> **DIRECTIVE**: Your task is to copy the listing exactly, with the pictures left out.

> **DATA**:
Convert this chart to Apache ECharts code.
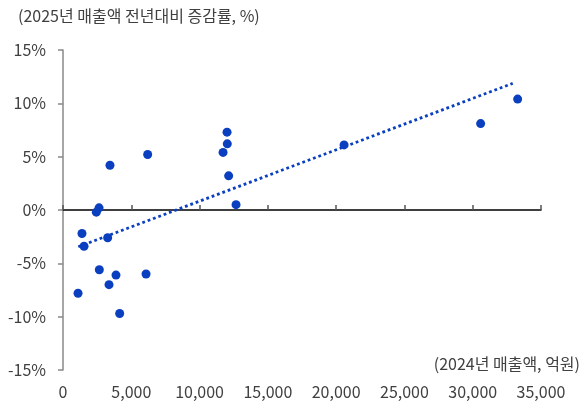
<!DOCTYPE html>
<html><head><meta charset="utf-8">
<script src="https://cdn.jsdelivr.net/npm/echarts@6/dist/echarts.min.js"></script>
<style>html,body{margin:0;padding:0;background:#fff}#c{width:583px;height:403px}</style>
</head><body><div id="c"></div>
<script>
// 2024 sales (억원)
var sales2024 = [1100, 1390, 1540, 2440, 2640, 2660, 3270, 3440, 3370, 3880, 4150, 6080, 6200, 11720, 12010, 12030, 12130, 12670, 20580, 30580, 33290];
// 2025 YoY growth (%)
var growth2025 = [-7.8, -2.2, -3.4, -0.2, 0.2, -5.6, -2.6, 4.2, -7.0, -6.1, -9.7, -6.0, 5.2, 5.4, 7.3, 6.2, 3.2, 0.5, 6.1, 8.1, 10.4];
// trendline endpoints
var trendX = [1120, 32930];
var trendY = [-3.45, 11.87];
var xTicks = [0, 5000, 10000, 15000, 20000, 25000, 30000, 35000];
var yTicks = [-15, -10, -5, 0, 5, 10, 15];

var font = '"Noto Sans CJK KR", "Noto Sans", sans-serif';
var txt = '#404040';
var pts = sales2024.map(function(v, i){ return [v, growth2025[i]]; });
var trend = trendX.map(function(v, i){ return [v, trendY[i]]; });

var chart = echarts.init(document.getElementById('c'));
chart.setOption({
  animation: false,
  grid: {left: 63, right: 42, top: 50, bottom: 33, containLabel: false},
  xAxis: [{
    type: 'value', min: xTicks[0], max: xTicks[xTicks.length-1], interval: 5000,
    position: 'bottom',
    axisLine: {show: false, onZero: false},
    axisTick: {show: false},
    splitLine: {show: false},
    axisLabel: {color: txt, fontSize: 16, fontFamily: font, margin: 14,
      formatter: function(v){ return v.toLocaleString('en-US'); }}
  }, {
    type: 'value', min: xTicks[0], max: xTicks[xTicks.length-1], interval: 5000,
    position: 'top',
    axisLine: {show: true, onZero: true, lineStyle: {color: '#000', width: 1.5}},
    axisTick: {show: true, inside: false, length: 5, lineStyle: {color: '#555', width: 1.5}},
    splitLine: {show: false},
    axisLabel: {show: false}
  }],
  yAxis: {
    type: 'value', min: yTicks[0], max: yTicks[yTicks.length-1], interval: 5,
    axisLine: {show: true, onZero: false, lineStyle: {color: '#888', width: 1.5}},
    axisTick: {show: true, length: 5, lineStyle: {color: '#888', width: 1.5}},
    splitLine: {show: false},
    axisLabel: {color: txt, fontSize: 16, fontFamily: font, margin: 17,
      formatter: function(v){ return v + '%'; }}
  },
  graphic: [
    {type: 'text', left: 18, top: 8, style: {text: '(2025년 매출액 전년대비 증감률, %)', fill: txt, font: '16px ' + font}},
    {type: 'text', right: 3, top: 356, style: {text: '(2024년 매출액, 억원)', fill: txt, font: '16px ' + font}}
  ],
  series: [{
    type: 'line', data: trend, symbol: 'none', xAxisIndex: 0,
    lineStyle: {color: '#0a3fbf', width: 2.8, type: [2.8, 2.9]}, z: 2
  }, {
    type: 'scatter', data: pts, symbolSize: 9, xAxisIndex: 0,
    itemStyle: {color: '#0a3fbf', opacity: 1}, z: 3
  }]
});
</script></body></html>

> **OUTPUT OF THE EXERCISE**:
Convert this chart to Apache ECharts code.
<!DOCTYPE html>
<html><head><meta charset="utf-8">
<script src="https://cdn.jsdelivr.net/npm/echarts@6/dist/echarts.min.js"></script>
<style>html,body{margin:0;padding:0;background:#fff}#c{width:583px;height:403px}</style>
</head><body><div id="c"></div>
<script>
// 2024 sales (억원)
var sales2024 = [1100, 1390, 1540, 2440, 2640, 2660, 3270, 3440, 3370, 3880, 4150, 6080, 6200, 11720, 12010, 12030, 12130, 12670, 20580, 30580, 33290];
// 2025 YoY growth (%)
var growth2025 = [-7.8, -2.2, -3.4, -0.2, 0.2, -5.6, -2.6, 4.2, -7.0, -6.1, -9.7, -6.0, 5.2, 5.4, 7.3, 6.2, 3.2, 0.5, 6.1, 8.1, 10.4];
// trendline endpoints
var trendX = [1120, 32930];
var trendY = [-3.45, 11.87];
var xTicks = [0, 5000, 10000, 15000, 20000, 25000, 30000, 35000];
var yTicks = [-15, -10, -5, 0, 5, 10, 15];

var font = '"Noto Sans CJK KR", "Noto Sans", sans-serif';
var txt = '#404040';
var pts = sales2024.map(function(v, i){ return [v, growth2025[i]]; });
var trend = trendX.map(function(v, i){ return [v, trendY[i]]; });

var chart = echarts.init(document.getElementById('c'));
chart.setOption({
  animation: false,
  grid: {left: 63, right: 42, top: 50, bottom: 33, containLabel: false},
  xAxis: [{
    type: 'value', min: xTicks[0], max: xTicks[xTicks.length-1], interval: 5000,
    position: 'bottom',
    axisLine: {show: false, onZero: false},
    axisTick: {show: false},
    splitLine: {show: false},
    axisLabel: {color: txt, fontSize: 16, fontFamily: font, margin: 14,
      formatter: function(v){ return v.toLocaleString('en-US'); }}
  }, {
    type: 'value', min: xTicks[0], max: xTicks[xTicks.length-1], interval: 5000,
    position: 'top',
    axisLine: {show: true, onZero: true, lineStyle: {color: '#000', width: 1.5}},
    axisTick: {show: true, inside: false, length: 5, lineStyle: {color: '#555', width: 1.5}},
    splitLine: {show: false},
    axisLabel: {show: false}
  }],
  yAxis: {
    type: 'value', min: yTicks[0], max: yTicks[yTicks.length-1], interval: 5,
    axisLine: {show: true, onZero: false, lineStyle: {color: '#888', width: 1.5}},
    axisTick: {show: true, length: 5, lineStyle: {color: '#888', width: 1.5}},
    splitLine: {show: false},
    axisLabel: {color: txt, fontSize: 16, fontFamily: font, margin: 17,
      formatter: function(v){ return v + '%'; }}
  },
  graphic: [
    {type: 'text', left: 18, top: 8, style: {text: '(2025년 매출액 전년대비 증감률, %)', fill: txt, font: '16px ' + font}},
    {type: 'text', right: 3, top: 356, style: {text: '(2024년 매출액, 억원)', fill: txt, font: '16px ' + font}}
  ],
  series: [{
    type: 'line', data: trend, symbol: 'none', xAxisIndex: 0,
    lineStyle: {color: '#0a3fbf', width: 2.8, type: [2.8, 2.9]}, z: 2
  }, {
    type: 'scatter', data: pts, symbolSize: 9, xAxisIndex: 0,
    itemStyle: {color: '#0a3fbf', opacity: 1}, z: 3
  }]
});
</script></body></html>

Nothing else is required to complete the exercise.